EEUU tiene la mayor tasa de mortalidad materna de los países dentro del mundo industrializado, prueba vergonzosa de lo poco que valoramos la vida y la salud de las mujeres. Las mujeres en EEUU tienen tres veces más posibilidades de morir durante el embarazo y el parto que las mujeres canadienses, y seis veces más que las mujeres escandinavas.
Dada esta realidad, dado el riesgo asociado a estar embarazada y dar a luz, ¿cómo podemos esperar que las mujeres lo asuman si no quieren? Sí, el acceso al aborto trata sobre la posibilidad de “elección” y sobre nuestros cuerpos.

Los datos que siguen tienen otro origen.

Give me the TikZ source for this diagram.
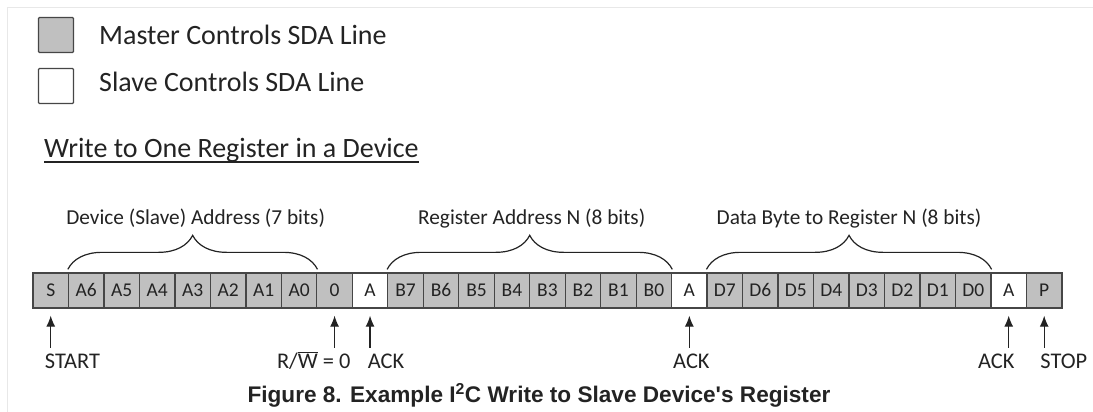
\documentclass[tikz,border=0pt]{standalone}
\usepackage{fontspec}
\setmainfont{Carlito}
\newfontfamily\capfont{Liberation Sans}
\usepackage{tikz}
\usetikzlibrary{calc,arrows.meta,decorations.pathreplacing,positioning}
\definecolor{mygray}{RGB}{192,192,192}
\definecolor{mywhite}{RGB}{255,255,255}
\definecolor{myedge}{RGB}{70,70,70}
\definecolor{myink}{RGB}{35,35,35}
\definecolor{myframe}{RGB}{232,232,232}

\begin{document}
\begin{tikzpicture}[
  x=1pt, y=-1pt,
  text=myink,
  bitbox/.style={
    draw=myedge,
    line width=1.3pt,
    minimum width=35.48pt,
    minimum height=35pt,
    inner sep=0pt,
    font=\fontsize{19.5}{19.5}\selectfont,
    text height=12.5pt,
    text depth=0pt
    },
  legbox/.style={
    draw=myedge,
    line width=1.3pt,
    rounded corners=1pt,
    minimum size=35pt,
    inner sep=0pt
    },
  bigtxt/.style={
    anchor=base west,
    inner sep=0pt,
    font=\fontsize{28}{28}\selectfont
    },
  bracelbl/.style={
    anchor=base,
    inner sep=0pt,
    font=\fontsize{21.3}{21.3}\selectfont
    },
  siglbl/.style={
    inner sep=0pt,
    text height=14.2pt,
    text depth=0pt,
    font=\fontsize{22.4}{22.4}\selectfont
    },
  sigarrow/.style={
    draw=myink,
    line width=1.2pt,
    -{Latex[length=11pt,width=9pt]}
    },
  mybrace/.style={
    draw=myink,
    line width=1.2pt,
    decorate,
    decoration={brace,amplitude=34pt}
  }
]
\useasboundingbox (0,0) rectangle (1093,412);
\draw[myframe, line width=1pt] (7,412) -- (7,8) -- (1093,8);

% legend
\node[legbox, fill=mygray]  (masterkey) at (56,35) {};
\node[legbox, fill=mywhite] (slavekey)  at (56,86) {};
\node[bigtxt] (mastertxt) at (99,45) {Master Controls SDA Line};
\node[bigtxt] (slavetxt) at (99,92) {Slave Controls SDA Line};

% heading
\node[bigtxt] (heading) at (44,157) {Write to One Register in a Device};
\draw[myink, line width=1.3pt] ($(heading.base west)+(0,5)$) -- ($(heading.base east)+(0,5)$);

% the bits on the line
\foreach \Bit/\Col [count=\Biti from 1] in {S/mygray, A6/mygray, A5/mygray, A4/mygray, A3/mygray, A2/mygray, A1/mygray, A0/mygray, 0/mygray, A/mywhite, B7/mygray, B6/mygray, B5/mygray, B4/mygray, B3/mygray, B2/mygray, B1/mygray, B0/mygray, A/mywhite, D7/mygray, D6/mygray, D5/mygray, D4/mygray, D3/mygray, D2/mygray, D1/mygray, D0/mygray, A/mywhite, P/mygray}
  \node[bitbox, fill=\Col] (b\Biti) at ({33+35.48*(\Biti-0.5)},290.5) {\Bit};

% braces
\draw[mybrace] ([yshift=3pt]b2.north west) -- ([yshift=3pt]b8.north east);
\draw[mybrace] ([yshift=3pt]b11.north west) -- ([yshift=3pt]b18.north east);
\draw[mybrace] ([yshift=3pt]b20.north west) -- ([yshift=3pt]b27.north east);
\node[bracelbl] (devaddr) at ($(b2.north west)!.5!(b8.north east)+(3,-48)$) {Device (Slave) Address (7 bits)};
\node[bracelbl] (regaddr) at ($(b11.north west)!.5!(b18.north east)+(2,-48)$) {Register Address N (8 bits)};
\node[bracelbl] (databyte) at ($(b20.north west)!.5!(b27.north east)+(0,-48)$) {Data Byte to Register N (8 bits)};

% markers below
\node[siglbl, anchor=north west] (start) at ($(b1.south)+(-6,45)$) {START};
\node[siglbl, anchor=north east] (rw) at ($(b9.south)+(16,45)$) {R/$\overline{\mbox{W}}$ = 0};
\node[siglbl, anchor=north west] (ack1) at ($(b10.south)+(-2.5,45)$) {ACK};
\node[siglbl, anchor=north] (ack2) at ($(b19.south)+(2,45)$) {ACK};
\node[siglbl, anchor=north east] (ack3) at ($(b28.south)+(6,45)$) {ACK};
\node[siglbl, anchor=north west] (stop) at ($(b29.south)+(-4,45)$) {STOP};

\draw[sigarrow] ($(b1.south |- start.north)+(0,-6)$) -- ([yshift=-7pt]b1.south);
\draw[sigarrow] ($(b9.south |- rw.north)+(0,-6)$) -- ([yshift=-7pt]b9.south);
\draw[sigarrow] ($(b10.south |- ack1.north)+(0,-6)$) -- ([yshift=-7pt]b10.south);
\draw[sigarrow] ($(b19.south |- ack2.north)+(0,-6)$) -- ([yshift=-7pt]b19.south);
\draw[sigarrow] ($(b28.south |- ack3.north)+(0,-6)$) -- ([yshift=-7pt]b28.south);
\draw[sigarrow] ($(b29.south |- stop.north)+(0,-6)$) -- ([yshift=-7pt]b29.south);

% caption
\node[anchor=base, inner sep=0pt, font=\capfont\bfseries\fontsize{22.6}{22.6}\selectfont]
  (caption) at (539,402) {Figure 8. Example I\textsuperscript{2}C Write to Slave Device's Register};
\end{tikzpicture}
\end{document}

Y, tal y como señaló tan elocuentemente Lindy West en el New York Times, “no existe igualdad económica sin la posibilidad de poner fin a un embarazo”. Pero hay algo más fundamental en juego: nuestra capacidad de seguir vivas.
Cada cual debe ser capaz de decidir si pone o no su salud y su vida bajo el riesgo que supone un embarazo. La legislación que limita el acceso al control de la natalidad, los anticonceptivos de emergencia y el aborto lo hacen imposible.
Por eso cuando los demócratas dicen que el aborto no debe ser una prueba de fuego para el partido, lo que realmente están diciendo es que la capacidad de las mujeres de elegir por sí mismas es tema de debate. Que es prescindible. O más horripilante aún: que somos prescindibles.
Tengo que reconocer que esto no es solo un argumento político para mí, es algo bastante personal. Como madre que estuvo cerca de morir durante el parto, sé lo terrorífico y lo real que es estar tendida en la cama diciéndole a tu marido lo que quieres que diga a tu familia si sucediera lo peor. Recuerdo ese miedo como si todo hubiese sucedido ayer en lugar de hace casi siete años.
Aunque la gente da por sentado que el hecho de tener un bebé prematuro –nació con 28 semanas y pesó apenas un kilo– cambió mi mente o me hizo cuestionarme cosas respecto al derecho al aborto, lo cierto es que me ha hecho defender el derecho a la elegir más que nunca. Cuando tienes un bebé no todo son pieles brillantes y hermosas tripas redondas. También es dolor, sangre y riesgo. No es para gente que tiene problemas de corazón y nunca debe ser algo que se fuerce a hacer a las mujeres o a las chicas jóvenes.
Sé que los demócratas siguen conmocionados, que la victoria presidencial de Trump les tiene luchando para recuperar el poder a toda costa. Pero sus costes son demasiado altos; los nombres, historias y rostros de estas mujeres deberían recordárselos.